Whoever wins Pool A, home of the first seed going in, so Fiji on the men’s side and Australia on the women’s, will play the second-best third-place team in the quarterfinals. Whoever wins Pool B will play the top third-place team. Pool C’s winner will play Pool A’s runner-up. And the second comers in Pool B and Pool C will face off.

With both the men’s and women’s Eagles entering the competition in sixth-place, they’re in similar positions. They have the match that will likely decide if they make the quarterfinals up first, followed by the one they’re favored to win – both on day one. Then they open the second day against the tournament’s top seeds.

Team USA’s women will open against Fiji Aug. 6 at 12:00 p.m. ET and face Colombia at 6:30 that evening. Sunday they have top-seeded Australia at 1:30 p.m. ET. Their first bracket-play game will be that evening.

The men open against Argentina Aug. 9 at 1:00 p.m. ET, and they play host Brazil at 6:00 that evening. Wednesday they play favorite Fiji at 1:30 p.m. ET, with bracket play to follow.

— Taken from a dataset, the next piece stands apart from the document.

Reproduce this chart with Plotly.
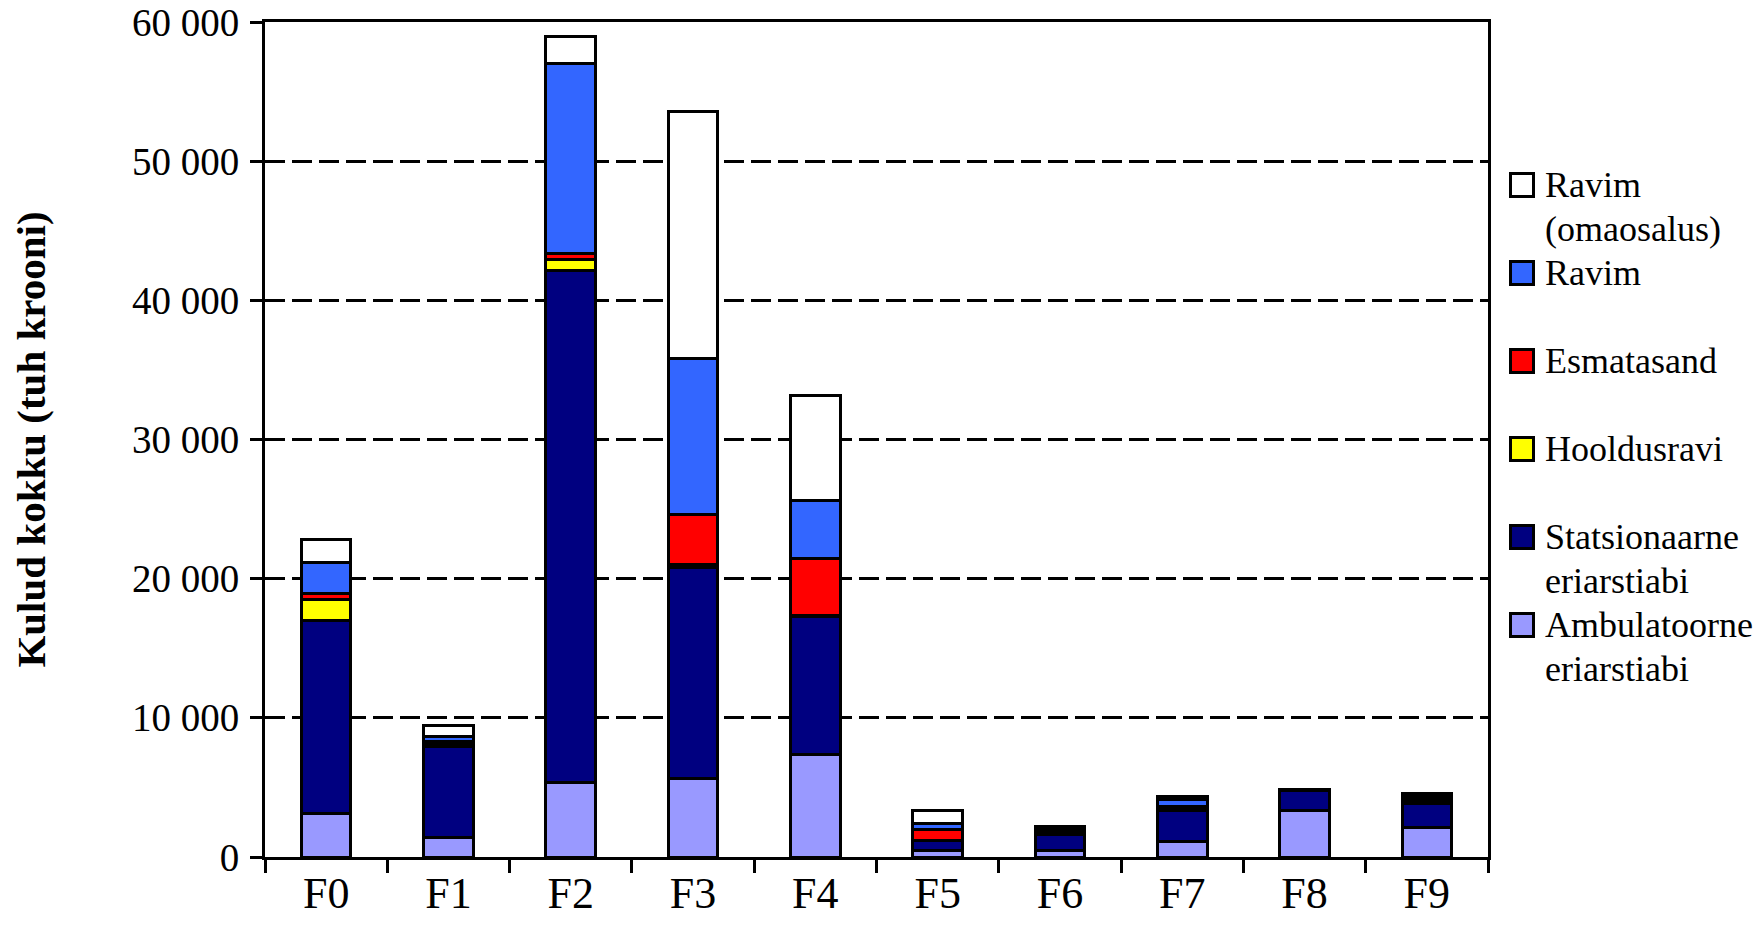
import plotly.graph_objects as go

# Diagnosis groups on the x axis
categories = ["F0", "F1", "F2", "F3", "F4", "F5", "F6", "F7", "F8", "F9"]

# Costs in thousand kroons, stacked bottom to top
ambulatoorne = [3100, 1410, 5370, 5610, 7330, 480, 480, 1150, 3350, 2100]
statsionaarne = [13900, 6560, 36800, 15200, 9960, 700, 1170, 2200, 1450, 1720]
hooldusravi = [1500, 130, 730, 200, 40, 30, 50, 100, 0, 150]
esmatasand = [460, 180, 490, 3600, 4110, 740, 150, 185, 0, 200]
ravim = [2200, 400, 13640, 11220, 4150, 490, 200, 470, 30, 200]
ravim_omaosalus = [1670, 760, 1960, 17710, 7540, 930, 130, 210, 0, 190]

series_names = [
    "Ambulatoorne eriarstiabi",
    "Statsionaarne eriarstiabi",
    "Hooldusravi",
    "Esmatasand",
    "Ravim",
    "Ravim (omaosalus)",
]
series_values = [ambulatoorne, statsionaarne, hooldusravi, esmatasand, ravim, ravim_omaosalus]
series_colors = ["#9999FF", "#000080", "#FFFF00", "#FF0000", "#3366FF", "#FFFFFF"]
# Legend text lines, same order as the series
legend_lines = [
    ["Ambulatoorne", "eriarstiabi"],
    ["Statsionaarne", "eriarstiabi"],
    ["Hooldusravi"],
    ["Esmatasand"],
    ["Ravim"],
    ["Ravim", "(omaosalus)"],
]

y_tick_values = [0, 10000, 20000, 30000, 40000, 50000, 60000]
y_tick_labels = ["0", "10 000", "20 000", "30 000", "40 000", "50 000", "60 000"]
y_title = "Kulud kokku (tuh krooni)"

FONT = "Liberation Serif, Times New Roman, serif"
W, H = 1762, 939
M_L, M_R, M_T, M_B = 265, 274, 22, 82
PLOT_W = W - M_L - M_R
PLOT_H = H - M_T - M_B


def paper_x(px):
    return (px - M_L) / PLOT_W


def paper_y(py):
    return (H - M_B - py) / PLOT_H


fig = go.Figure()
for name, vals, color in zip(series_names, series_values, series_colors):
    fig.add_trace(
        go.Bar(
            x=categories,
            y=vals,
            name=name,
            marker=dict(color=color, line=dict(color="black", width=3)),
            showlegend=False,
        )
    )

# Legend drawn as boxes and text to the right of the plot, top entry first
shapes = []
annotations = []
first_center, step, line_gap = 185, 88, 44
for i, idx in enumerate(reversed(range(len(series_names)))):
    cy = first_center + i * step
    shapes.append(
        dict(
            type="rect", xref="paper", yref="paper",
            x0=paper_x(1510.5), x1=paper_x(1533.5),
            y0=paper_y(cy + 11.5), y1=paper_y(cy - 11.5),
            fillcolor=series_colors[idx],
            line=dict(color="black", width=3),
        )
    )
    for j, text in enumerate(legend_lines[idx]):
        annotations.append(
            dict(
                text=text, xref="paper", yref="paper",
                x=paper_x(1543), y=paper_y(cy + j * line_gap),
                xanchor="left", yanchor="middle", showarrow=False,
                font=dict(family=FONT, size=36, color="black"),
            )
        )

fig.update_layout(
    width=W,
    height=H,
    margin=dict(l=M_L, r=M_R, t=M_T, b=M_B, autoexpand=False),
    barmode="stack",
    bargap=0.595,
    plot_bgcolor="white",
    paper_bgcolor="white",
    showlegend=False,
    shapes=shapes,
    annotations=annotations,
    font=dict(family=FONT, color="black"),
)

fig.update_xaxes(
    type="category",
    automargin=False,
    showline=True, linecolor="black", linewidth=3, mirror=True,
    ticks="outside", tickson="boundaries", ticklen=13, tickwidth=3, tickcolor="black",
    showgrid=False,
    tickfont=dict(family=FONT, size=44, color="black"),
    ticklabelstandoff=-5,
)

fig.update_yaxes(
    range=[0, 60000],
    automargin=False,
    tickmode="array", tickvals=y_tick_values, ticktext=y_tick_labels,
    showline=True, linecolor="black", linewidth=3, mirror=True,
    ticks="outside", ticklen=12, tickwidth=3, tickcolor="black",
    ticklabelstandoff=3,
    showgrid=True, gridcolor="black", gridwidth=2.5, griddash="20px,7px",
    zeroline=False,
    tickfont=dict(family=FONT, size=39, color="black"),
    title=dict(
        text=y_title,
        font=dict(family=FONT, size=41, color="black", weight="bold"),
        standoff=74,
    ),
)

fig.write_html("out.html")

The way the pools and brackets play out, should the men finish second in their pool they will likely see New Zealand in the quarterfinals. The All Blacks are favored to top their group, which also includes Great Britain, Kenya and Japan.

If the Eagles beat out Fiji and Argentina and win their group, it’s not as easy to predict. If chalk holds in Pools B and C, South Africa and Australia will be the top two teams in B and New Zealand and Great Britain the top two teams in C. Brazil, Spain and Japan are heavy underdogs and expected to finish last in their groups. So that means the three-team race for the final two slots could well be down to Argentina, France and Kenya. Whoever had the worst go of pool play would be the USA’s quarterfinal opponent.

If the USA finished behind Argentina and Fiji, but ahead of Brazil, it’d still be in the running. In that scenario, it could well be point differential that makes or breaks the Eagles for a shot at medaling. If they came in as the top third-place team, they’d probably face South Africa, who’s favored to win Pool B. If they came in as the second-best third-place team, they’d most likely be in for a rematch with Fiji.

The women’s side is a little more difficult to predict, with the Women’s World Series being so young with so few stops and so many teams competing in the Olympic outside the World Series core. But the most likely scenario is Team USA losing to Australia and defeating Fiji and Colombia to come in second in Pool A. Canada will likely win Pool C, but if not, it’ll be Great Britain. The Eagles will probably see one or the other in the quarterfinals.